La question du prix, et donc de la compétitivité de Blue Origin par rapport à ses concurrents, sera aussi centrale. « A l’heure actuelle, on a très peu d’informations sur le prix possible d’un lancement par une New Glenn », précise Paul Wohrer. Le premier étage étant réutilisable, « ils prévoiraient d’en construire très peu. Le coût du second étage serait donc le facteur dominant dans le prix du lancement. »

Sans oublier la question du rapport des entreprises spatiales avec les institutions américaines, notamment au vu de l’importance politique prise par Elon Musk. « Il y a des interactions interpersonnelles très importantes dans le domaine entre Donald Trump, Elon Musk et Jeff Bezos, souligne Paul Wohrer. Jeff Bezos a été la bête noire de Trump pendant très longtemps. Récemment, il a l’air de ne pas s’être positionné contre Trump pendant la campagne… » Leurs relations pourraient peser lourd dans la balance.

Casser le monopole

En clair, beaucoup de variables et d’inconnues, mais tout de même un fait pour le chercheur : « Si le lancement de [dimanche] se passe bien, on aura un nouveau concurrent dans le domaine spatial, et donc plus de choix pour les futures missions commerciales ou gouvernementales. »

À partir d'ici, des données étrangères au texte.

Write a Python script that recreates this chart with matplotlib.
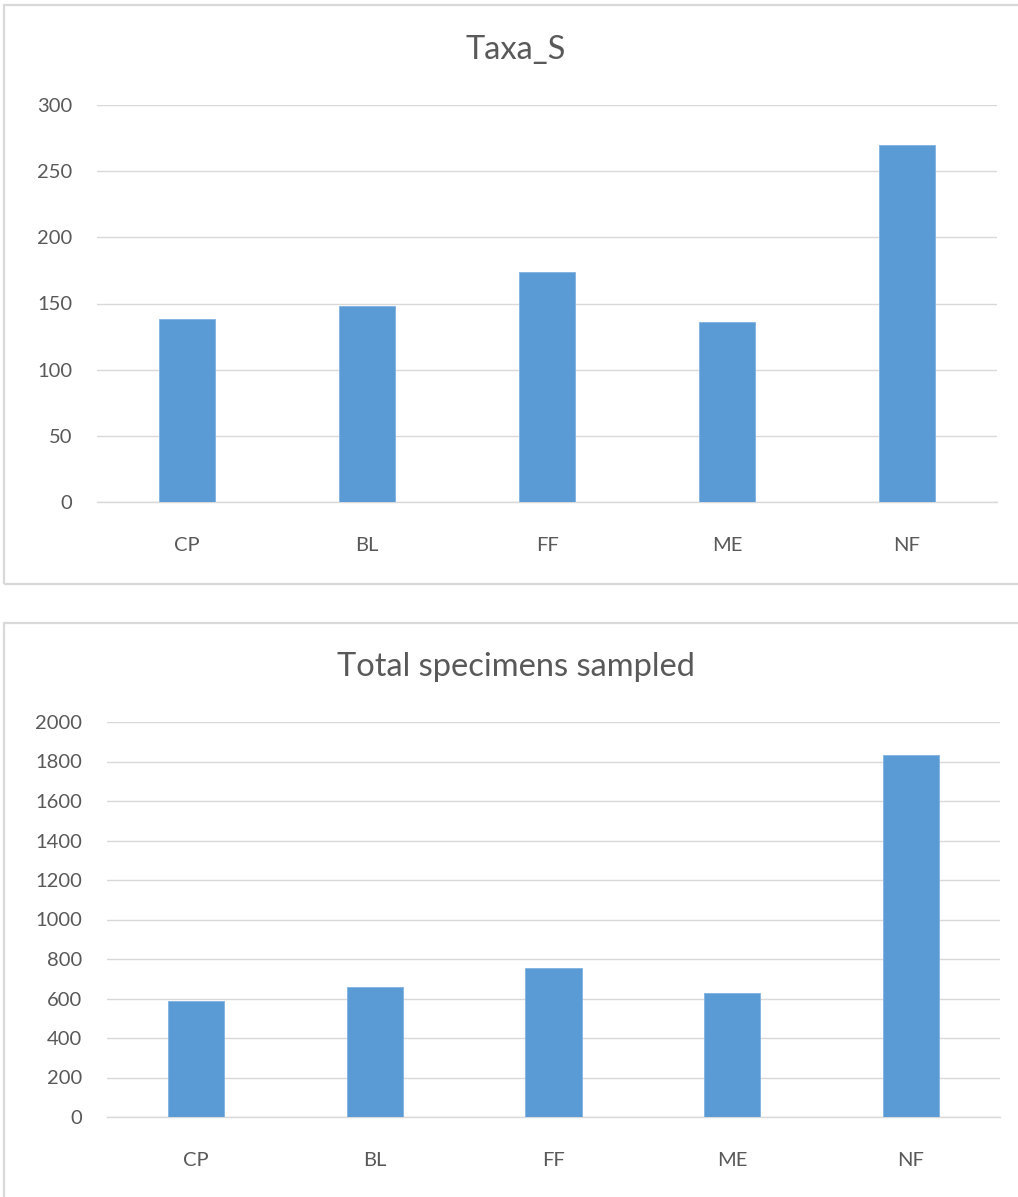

Une bonne nouvelle pour la Nasa et certaines institutions, notamment militaires, qui disposeront d’une autre porte d’accès à l’espace que SpaceX, en quasi-monopole sur le marché du lancement. « L’arrivée d’un nouveau concurrent permet de pallier de potentielles défaillances de SpaceX si jamais il y en avait, car cela reste des activités assez risquées, mais aussi de moduler les prix », conclut Paul Wohrer. Blue Origin a donc tout à gagner… Sous réserve d’un lancement réussi.